- **AIM**
Reproduce nothing but the lines from the start of the material through the line that includes "Cell, Sector, Legend", both ends included, and omit every picture.

- **INFORMATION PROVIDED**
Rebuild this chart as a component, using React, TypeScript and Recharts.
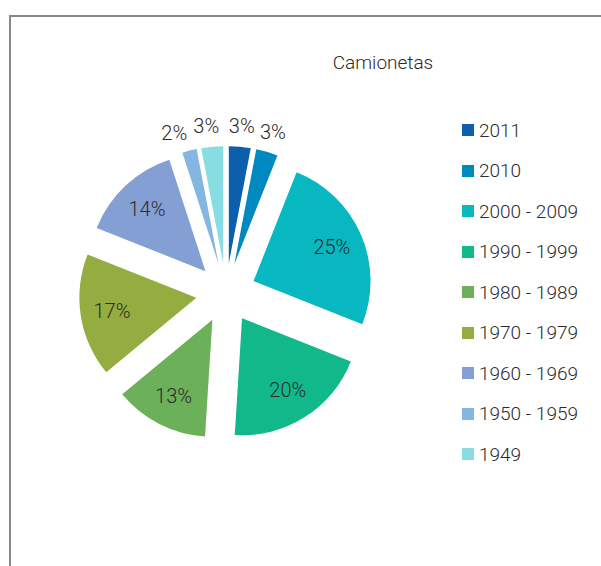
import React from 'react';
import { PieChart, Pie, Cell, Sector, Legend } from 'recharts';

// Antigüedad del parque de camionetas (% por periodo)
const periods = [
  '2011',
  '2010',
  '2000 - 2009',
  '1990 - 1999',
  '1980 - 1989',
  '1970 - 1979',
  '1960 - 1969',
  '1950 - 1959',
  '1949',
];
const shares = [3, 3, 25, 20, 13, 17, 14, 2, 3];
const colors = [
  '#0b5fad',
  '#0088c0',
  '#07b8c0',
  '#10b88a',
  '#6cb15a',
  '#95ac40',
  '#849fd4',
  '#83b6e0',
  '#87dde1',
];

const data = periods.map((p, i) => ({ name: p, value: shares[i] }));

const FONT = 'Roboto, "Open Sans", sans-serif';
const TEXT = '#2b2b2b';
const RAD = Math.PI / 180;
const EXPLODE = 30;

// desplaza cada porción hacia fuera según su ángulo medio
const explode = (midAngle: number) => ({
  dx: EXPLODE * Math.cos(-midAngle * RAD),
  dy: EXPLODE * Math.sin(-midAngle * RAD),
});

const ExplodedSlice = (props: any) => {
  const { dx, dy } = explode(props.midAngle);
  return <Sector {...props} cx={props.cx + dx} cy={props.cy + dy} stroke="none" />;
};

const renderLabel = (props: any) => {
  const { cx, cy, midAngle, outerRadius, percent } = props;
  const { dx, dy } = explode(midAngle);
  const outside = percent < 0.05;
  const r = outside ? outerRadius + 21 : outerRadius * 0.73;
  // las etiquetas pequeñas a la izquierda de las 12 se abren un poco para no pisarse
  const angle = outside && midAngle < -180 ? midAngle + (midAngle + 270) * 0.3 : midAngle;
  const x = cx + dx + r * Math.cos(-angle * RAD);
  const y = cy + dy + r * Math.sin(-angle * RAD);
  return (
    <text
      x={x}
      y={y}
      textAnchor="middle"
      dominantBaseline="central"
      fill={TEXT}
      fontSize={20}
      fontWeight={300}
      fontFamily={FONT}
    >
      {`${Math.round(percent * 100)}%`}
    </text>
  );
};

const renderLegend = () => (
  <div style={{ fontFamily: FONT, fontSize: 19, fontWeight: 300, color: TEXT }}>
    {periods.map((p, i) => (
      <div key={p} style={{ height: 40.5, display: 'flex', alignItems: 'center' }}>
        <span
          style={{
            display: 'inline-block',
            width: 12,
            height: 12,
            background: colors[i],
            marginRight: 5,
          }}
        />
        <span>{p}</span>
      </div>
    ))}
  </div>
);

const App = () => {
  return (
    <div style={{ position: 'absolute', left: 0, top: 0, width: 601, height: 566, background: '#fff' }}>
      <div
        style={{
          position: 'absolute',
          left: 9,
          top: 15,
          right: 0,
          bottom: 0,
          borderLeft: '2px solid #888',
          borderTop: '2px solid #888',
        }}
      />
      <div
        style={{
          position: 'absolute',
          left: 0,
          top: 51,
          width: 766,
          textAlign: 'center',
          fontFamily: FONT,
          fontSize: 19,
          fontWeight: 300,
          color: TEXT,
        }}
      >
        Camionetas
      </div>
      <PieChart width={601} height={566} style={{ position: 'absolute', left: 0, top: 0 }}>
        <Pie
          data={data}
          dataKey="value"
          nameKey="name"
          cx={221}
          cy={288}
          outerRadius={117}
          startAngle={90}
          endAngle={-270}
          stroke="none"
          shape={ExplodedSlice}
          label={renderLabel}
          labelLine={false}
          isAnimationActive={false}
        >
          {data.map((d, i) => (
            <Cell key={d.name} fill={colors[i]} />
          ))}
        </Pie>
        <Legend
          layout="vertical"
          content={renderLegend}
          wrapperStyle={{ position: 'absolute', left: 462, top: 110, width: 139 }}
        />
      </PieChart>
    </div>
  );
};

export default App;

- **THE SOLUTION**
Rebuild this chart as a component, using React, TypeScript and Recharts.
import React from 'react';
import { PieChart, Pie, Cell, Sector, Legend } from 'recharts';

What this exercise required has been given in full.